┌────────

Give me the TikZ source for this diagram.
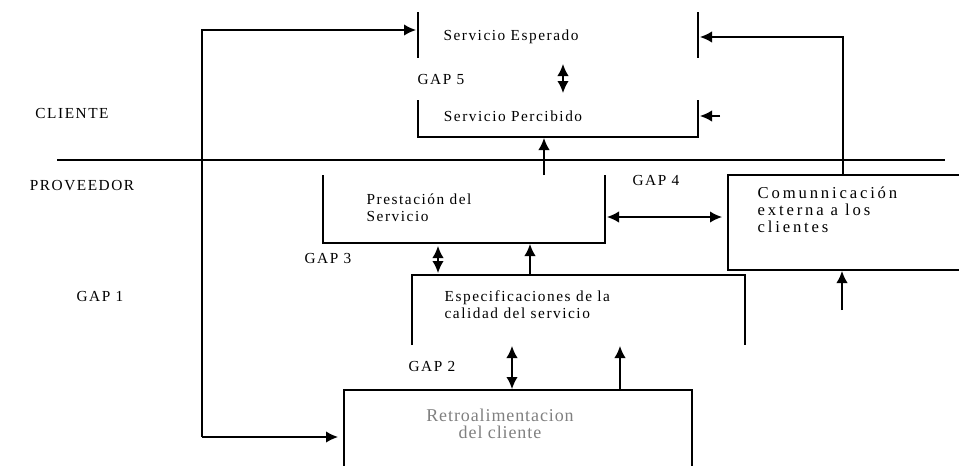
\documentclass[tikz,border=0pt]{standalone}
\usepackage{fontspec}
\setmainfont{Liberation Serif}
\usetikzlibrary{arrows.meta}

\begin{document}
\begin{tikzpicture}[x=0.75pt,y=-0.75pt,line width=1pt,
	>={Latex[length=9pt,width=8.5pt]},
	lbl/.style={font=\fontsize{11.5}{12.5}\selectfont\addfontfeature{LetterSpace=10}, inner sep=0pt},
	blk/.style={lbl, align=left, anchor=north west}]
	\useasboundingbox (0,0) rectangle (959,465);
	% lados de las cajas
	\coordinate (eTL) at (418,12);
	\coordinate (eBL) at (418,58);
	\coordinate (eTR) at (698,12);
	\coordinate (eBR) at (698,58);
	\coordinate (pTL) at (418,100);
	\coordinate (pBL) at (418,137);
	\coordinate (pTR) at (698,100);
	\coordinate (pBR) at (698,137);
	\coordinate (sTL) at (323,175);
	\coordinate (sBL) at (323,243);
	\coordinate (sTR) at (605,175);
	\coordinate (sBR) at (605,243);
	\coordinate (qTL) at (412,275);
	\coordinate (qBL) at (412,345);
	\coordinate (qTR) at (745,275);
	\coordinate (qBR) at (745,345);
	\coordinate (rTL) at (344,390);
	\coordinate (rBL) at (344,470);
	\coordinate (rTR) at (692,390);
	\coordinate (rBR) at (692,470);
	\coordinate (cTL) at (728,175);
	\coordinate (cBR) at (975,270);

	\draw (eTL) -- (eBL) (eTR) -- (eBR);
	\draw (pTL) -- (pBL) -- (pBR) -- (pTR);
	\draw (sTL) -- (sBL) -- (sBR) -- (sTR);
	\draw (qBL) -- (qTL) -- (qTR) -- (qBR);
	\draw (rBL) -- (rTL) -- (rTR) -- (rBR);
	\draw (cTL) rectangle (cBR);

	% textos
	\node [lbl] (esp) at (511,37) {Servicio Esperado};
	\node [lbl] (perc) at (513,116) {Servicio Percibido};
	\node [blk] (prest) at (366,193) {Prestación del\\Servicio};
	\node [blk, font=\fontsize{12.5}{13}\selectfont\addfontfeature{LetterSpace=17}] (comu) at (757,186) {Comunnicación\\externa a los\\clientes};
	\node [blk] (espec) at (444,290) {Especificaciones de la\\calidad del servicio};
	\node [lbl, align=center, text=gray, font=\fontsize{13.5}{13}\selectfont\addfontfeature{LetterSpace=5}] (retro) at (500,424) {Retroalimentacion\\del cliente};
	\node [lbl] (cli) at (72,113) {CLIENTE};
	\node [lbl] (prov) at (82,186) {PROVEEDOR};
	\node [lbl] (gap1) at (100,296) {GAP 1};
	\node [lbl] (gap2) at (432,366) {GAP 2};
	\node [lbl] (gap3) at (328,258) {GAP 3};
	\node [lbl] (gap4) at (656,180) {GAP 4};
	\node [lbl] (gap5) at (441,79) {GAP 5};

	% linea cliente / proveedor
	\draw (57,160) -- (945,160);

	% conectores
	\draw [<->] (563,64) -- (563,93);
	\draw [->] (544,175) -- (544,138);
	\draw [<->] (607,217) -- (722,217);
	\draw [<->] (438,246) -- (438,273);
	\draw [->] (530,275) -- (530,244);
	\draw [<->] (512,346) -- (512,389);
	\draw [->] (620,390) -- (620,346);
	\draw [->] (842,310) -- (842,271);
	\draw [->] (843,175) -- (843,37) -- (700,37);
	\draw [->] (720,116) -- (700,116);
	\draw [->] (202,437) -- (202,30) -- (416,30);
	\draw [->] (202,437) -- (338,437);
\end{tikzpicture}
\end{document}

└────────

# Exercise requirements
Reproduce the material above in full and without alteration, but skip all pictures.

# Output of the exercise
Give me the TikZ source for this diagram.
\documentclass[tikz,border=0pt]{standalone}
\usepackage{fontspec}
\setmainfont{Liberation Serif}
\usetikzlibrary{arrows.meta}

\begin{document}
\begin{tikzpicture}[x=0.75pt,y=-0.75pt,line width=1pt,
	>={Latex[length=9pt,width=8.5pt]},
	lbl/.style={font=\fontsize{11.5}{12.5}\selectfont\addfontfeature{LetterSpace=10}, inner sep=0pt},
	blk/.style={lbl, align=left, anchor=north west}]
	\useasboundingbox (0,0) rectangle (959,465);
	% lados de las cajas
	\coordinate (eTL) at (418,12);
	\coordinate (eBL) at (418,58);
	\coordinate (eTR) at (698,12);
	\coordinate (eBR) at (698,58);
	\coordinate (pTL) at (418,100);
	\coordinate (pBL) at (418,137);
	\coordinate (pTR) at (698,100);
	\coordinate (pBR) at (698,137);
	\coordinate (sTL) at (323,175);
	\coordinate (sBL) at (323,243);
	\coordinate (sTR) at (605,175);
	\coordinate (sBR) at (605,243);
	\coordinate (qTL) at (412,275);
	\coordinate (qBL) at (412,345);
	\coordinate (qTR) at (745,275);
	\coordinate (qBR) at (745,345);
	\coordinate (rTL) at (344,390);
	\coordinate (rBL) at (344,470);
	\coordinate (rTR) at (692,390);
	\coordinate (rBR) at (692,470);
	\coordinate (cTL) at (728,175);
	\coordinate (cBR) at (975,270);

	\draw (eTL) -- (eBL) (eTR) -- (eBR);
	\draw (pTL) -- (pBL) -- (pBR) -- (pTR);
	\draw (sTL) -- (sBL) -- (sBR) -- (sTR);
	\draw (qBL) -- (qTL) -- (qTR) -- (qBR);
	\draw (rBL) -- (rTL) -- (rTR) -- (rBR);
	\draw (cTL) rectangle (cBR);

	% textos
	\node [lbl] (esp) at (511,37) {Servicio Esperado};
	\node [lbl] (perc) at (513,116) {Servicio Percibido};
	\node [blk] (prest) at (366,193) {Prestación del\\Servicio};
	\node [blk, font=\fontsize{12.5}{13}\selectfont\addfontfeature{LetterSpace=17}] (comu) at (757,186) {Comunnicación\\externa a los\\clientes};
	\node [blk] (espec) at (444,290) {Especificaciones de la\\calidad del servicio};
	\node [lbl, align=center, text=gray, font=\fontsize{13.5}{13}\selectfont\addfontfeature{LetterSpace=5}] (retro) at (500,424) {Retroalimentacion\\del cliente};
	\node [lbl] (cli) at (72,113) {CLIENTE};
	\node [lbl] (prov) at (82,186) {PROVEEDOR};
	\node [lbl] (gap1) at (100,296) {GAP 1};
	\node [lbl] (gap2) at (432,366) {GAP 2};
	\node [lbl] (gap3) at (328,258) {GAP 3};
	\node [lbl] (gap4) at (656,180) {GAP 4};
	\node [lbl] (gap5) at (441,79) {GAP 5};

	% linea cliente / proveedor
	\draw (57,160) -- (945,160);

	% conectores
	\draw [<->] (563,64) -- (563,93);
	\draw [->] (544,175) -- (544,138);
	\draw [<->] (607,217) -- (722,217);
	\draw [<->] (438,246) -- (438,273);
	\draw [->] (530,275) -- (530,244);
	\draw [<->] (512,346) -- (512,389);
	\draw [->] (620,390) -- (620,346);
	\draw [->] (842,310) -- (842,271);
	\draw [->] (843,175) -- (843,37) -- (700,37);
	\draw [->] (720,116) -- (700,116);
	\draw [->] (202,437) -- (202,30) -- (416,30);
	\draw [->] (202,437) -- (338,437);
\end{tikzpicture}
\end{document}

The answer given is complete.